USD/CAD bounces off the intraday low of 1.3742 to 1.3750 amid the early Thursday’s trading. Even so, the Loonie bears remain dominant around the multi-day low flashed the previous day.
Despite WTI’s pullback and the on-going political/trade tension between the US and China, the Loonie pair seems to benefit from the USD weakness.
The US policymakers are on their run to increase hardships for China with nearness to announce multiple sanctions while citing violations of human rights and trade.
However, markets’ risk-tone sentiment seems to take clues from the gradual reopening of the major economies and hopes of further stimulus. As a result, the US 10-year Treasury yields rose 1.6 basis points (bps) to 0.693% with Japan’s NIKKI adding 2.15% gains to flash 21,880 mark by the press time.
On the other hand, the US dollar seems to bear the burden of expectations of the Fed’s next move. The New York Fed President Bill Williams recently cited the chances of witnessing Quantitative Easing (QE) by the US central bank to avoid the negative rates.
Against this backdrop, the US dollar index (DXY), the greenback gauge versus major currencies, drops 0.10% to 98.84 as we write. It’s worth mentioning that the WTI crude oil futures register 0.58% losses to $32.18 on NYMEX at present.

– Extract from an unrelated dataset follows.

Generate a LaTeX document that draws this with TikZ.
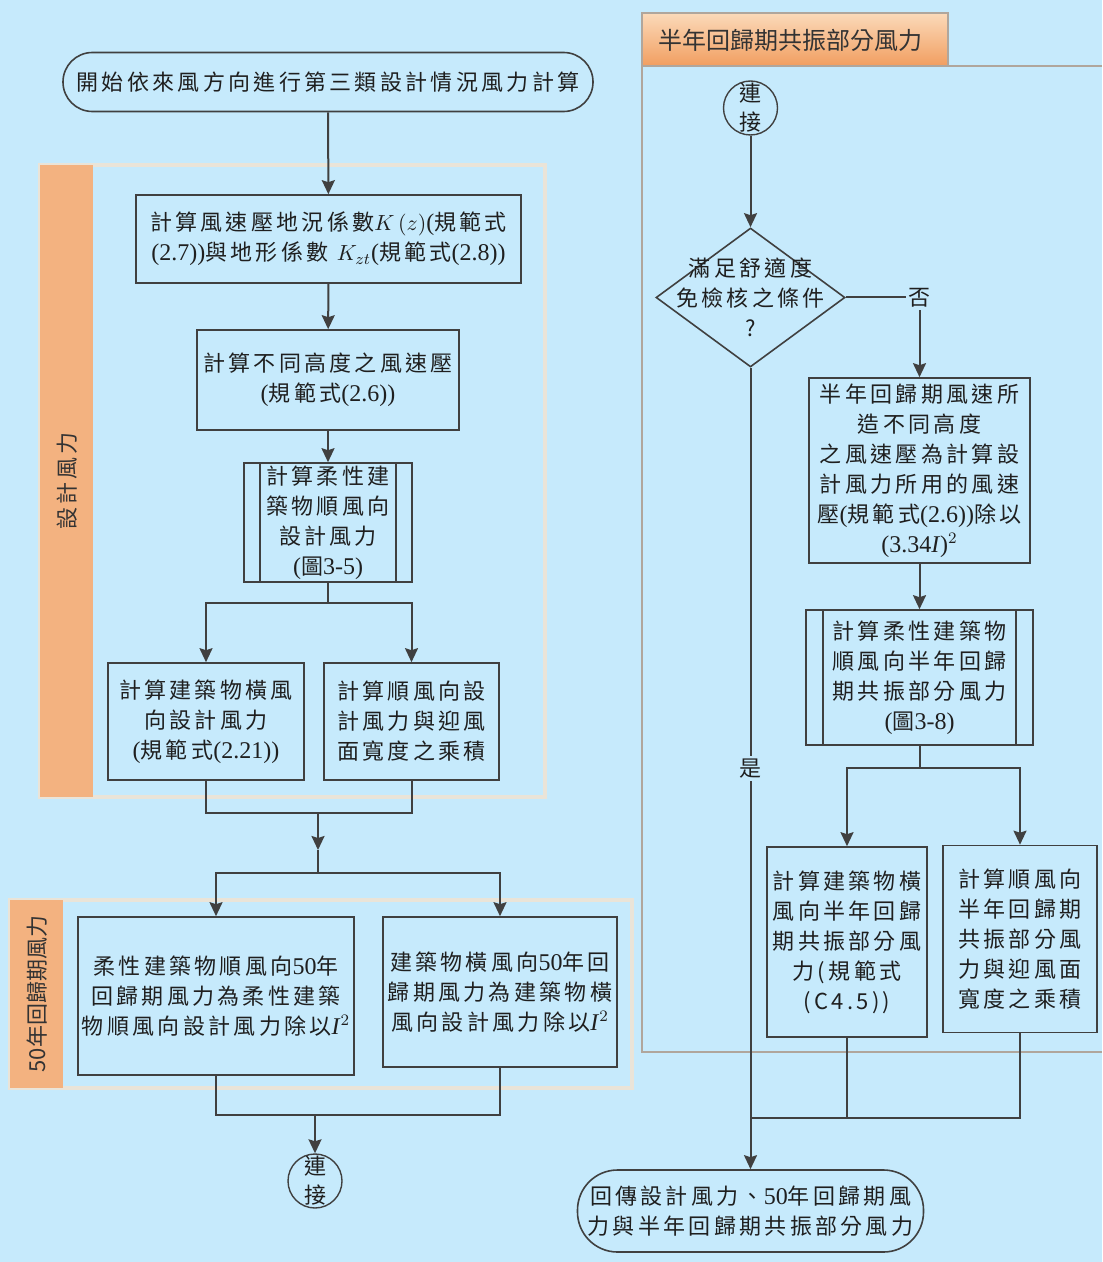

Even if the US-China headlines and oil price moves could offer intermediate direction to the Loonie pair, a slew of top-tier data from the US and Canadian Current Account figures will make the Thursday a busy day for markets.
A four-month-old ascending trend line near 1.3715, coupled with oversold RSI, keeps the buyers hopeful of witnessing a bounce towards April month low near 1.3850.